We are trying out Know Your Company at work.
Know Your Company is an online tool that was originally built by Basecamp (formerly 37signals). The idea is that through asking questions (both work-related and social) of employees and then sharing these answers everyone involved will get to know their company and the people in it better. There is a significant trust element behind this and everyone, especially the management, need to be ready to hear some truths that might be difficult to handle.
A tool like Know Your Company can be incredibly important in a dispersed team environment when opportunities to just ‘say how you feel’ or talk about what you are up to’ are minimal. I’ve talked about how we build in Watercooler moments before but this is an attempt to further facilitate those discussions.
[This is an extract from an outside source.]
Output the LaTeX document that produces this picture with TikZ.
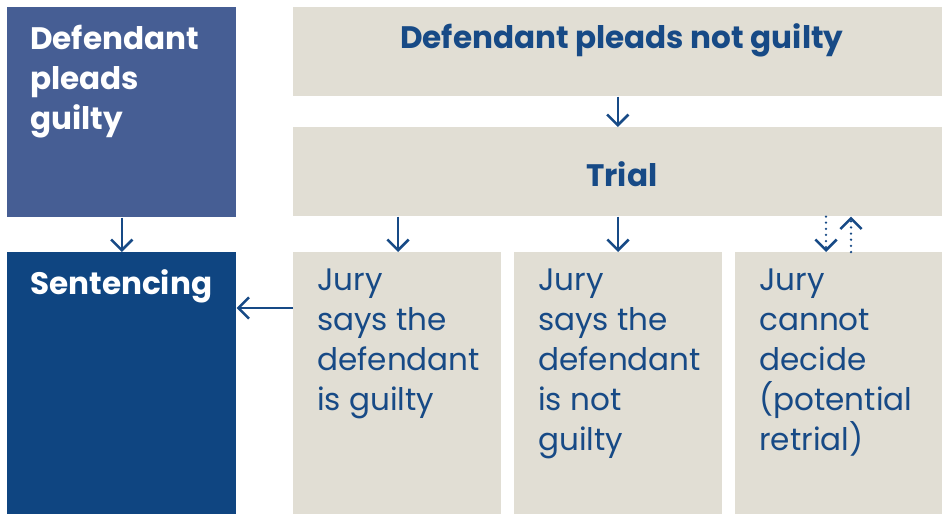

So every week we answer three questions – the request comes via email. You can answer these questions openly or send the answer to just the management team. There is no obligation to answer. The answers given openly are shared later on in the week.
The questions cover:
- How employees feel about the business, the work, the culture, etc.
- What everyone in the company is working on.
- More about each other as people. This could be a favorite recipe or movie. The small connections can bring people a little closer together.
Know Your Company have some ground rules for managers:
- You have to want the truth. This isn’t about checking a box. This is about genuinely getting to know your people better.
- You have to ask questions. You can’t expect information to come to you. A leader’s job is to go first, and start the conversation.
- You have to be committed to taking action. The entire purpose of feedback is to do something with it. Otherwise, why ask for feedback at all?
- You have to make it a routine. You can’t ask for feedback just twice a year. Information dumps aren’t useful or timely enough to act on.
- You have to make it easy. It can’t be a burden to get to know each other better, or else no one will do it – including you.
- So far the experiment has been interesting.
I now know that I can chat to many of my colleagues about graphic novels (one of my favourite genres!) and I have a better idea of what people are up to. I’m also more aware of how different we are as individuals, issues bother others that I hadn’t given a second thought to, and I’m sure it is vise versa. I knew this before through discussions had in online meetings, but I think allowing us to express our own personal feelings through the answers to questions seems to be less confrontational and more objective. Building trust within our organization is a key priority right now and I’m glad our management team are trying out ways in which this can be done. Maybe it has given us a little space in which to reflect and has dampened people’s fuse a little. Surely a good thing!